According to a November 2018 study by Care Ratings, only 2 per cent of roads and highways projects are facing cost over-run and less than 10 per cent are delayed. This is far lower than power where 60 per cent projects are delayed and 20 per cent are facing cost over-runs.
Not everything is bleak, though. Government data indicates that India is creating infrastructure like never before. A record 1,452 large infrastructure projects with an outlay of over Rs 150 crore each were in various stages of completion as on October 2018. This is 20 per cent growth on an average over the last four years.
According to Crisil Ratings, projects under hybrid annuity model (HAM) worth over Rs 1 lakh crore offered by NHAI have achieved debt funding. The tie-ups have been driven by low risks in HAM, prudent bids and track record of execution by strong sponsors. "The roads sector has seen significant improvement in completion time and cost escalation due to government intervention in land acquisition," says Nainan of Care Ratings.
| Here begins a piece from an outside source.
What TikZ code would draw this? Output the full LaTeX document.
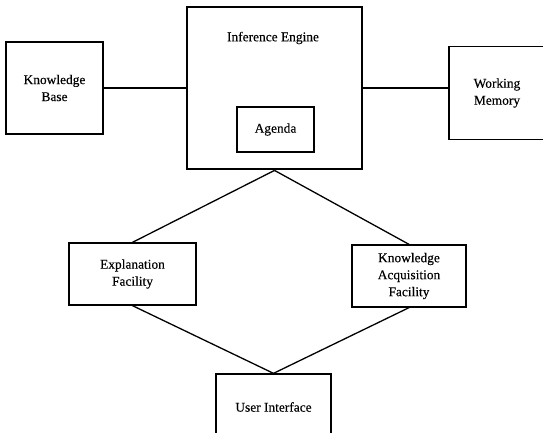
\documentclass[tikz,border=0pt]{standalone}
\usepackage{fontspec}
\setmainfont{Liberation Serif}[FakeBold=0.3]
\begin{document}
\begin{tikzpicture}[x=1pt,y=-1pt,
  box/.style={draw=black, line width=1.3pt, rectangle, inner sep=0pt, align=center,
    font=\fontsize{13.4}{17}\selectfont},
  bigbox/.style={draw=black, line width=2.8pt, rectangle, inner sep=0pt},
  lbl/.style={inner sep=0pt, font=\fontsize{13.4}{17}\selectfont},
  conn/.style={draw=black, line width=1.3pt}]
\useasboundingbox (0,0) rectangle (543,433);
\clip (0,0) rectangle (543,433);
\node[box, minimum width=97pt, minimum height=92pt] (kb) at (54.5,88) {Knowledge\\Base};
\node[bigbox, minimum width=175pt, minimum height=162pt] (ie) at (274.5,88) {};
\node[lbl] (ietext) at (273,38) {Inference Engine};
\node[box, minimum width=77pt, minimum height=45pt] (ag) at (275.5,129.5) {Agenda};
\node[box, minimum width=96pt, minimum height=93pt] (wm) at (497,93) {Working\\Memory};
\node[box, minimum width=127pt, minimum height=62pt] (ef) at (132.5,274) {Explanation\\Facility};
\node[box, minimum width=114pt, minimum height=62pt] (kaf) at (409,276) {Knowledge\\Acquisition\\Facility};
\node[box, minimum width=115pt, minimum height=66pt] (ui) at (273.5,407) {User Interface};
\draw[conn] (kb.east) -- (kb.east -| ie.west);
\draw[conn] (ie.east) -- (ie.east -| wm.west);
\draw[conn] (ie.south) -- (ef.north);
\draw[conn] (ie.south) -- (kaf.north);
\draw[conn] (ef.south) -- (ui.north);
\draw[conn] (kaf.south) -- (ui.north);
\end{tikzpicture}
\end{document}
Financial closure of projects is taking centre stage. Convincing a banker to lend has become a challenge for any infrastructure player. High NPAs and a vigilant RBI made the banking community nervous about lending to big-ticket infrastructure projects. In 2018, the RBI put 11 banks under Prompt Corrective Action, restricting their ability to lend to big projects. This further dried up the already shrunken pool of funding sources for the industry.
"With the kind of problems banks are facing, they may have to abort financing infra projects," Dinesh Khara, Managing Director, SBI, said in August 2018.
The default crisis at IL&FS further spooked the lenders. With a debt of Rs 90,000 crore - Rs 60,000 crore tied up in on-going projects - the near-collapse of IL&FS has put the fate of many infrastructure projects in jeopardy.
Many private infrastructure players pointed out reluctance of banks to lend as a worry. The decline in investment in 2017/18 is partly due to that. "It is not a problem of liquidity or interest rate. It is the fear of NPAs. Bankers told me they are happy to fund me but not infrastructure," says a promoter of an infrastructure firm who wished to remain anonymous.
Experts say there is a need for alternative ways of lending for infrastructure as commercial banking is not structured to deal with risks. Globally, countries use long-term funding mechanisms like Infrastructure Investment Trusts, Real Estate Investment Trusts and pension funds. "Long-term finance for infrastructure projects cannot be funded by commercial banks. It requires a gestation period of 15-20 years which the financial structure of a commercial bank is not prepared to handle," says Chatterjee of Feedback Infra. "We need to develop new sources of long-term funding. That was the mistake we made in the last decade."
The private sector is disinterested, the government has its hands full and the bankers are in a shell. The Indian infrastructure sector is waiting for a dash of inspiration.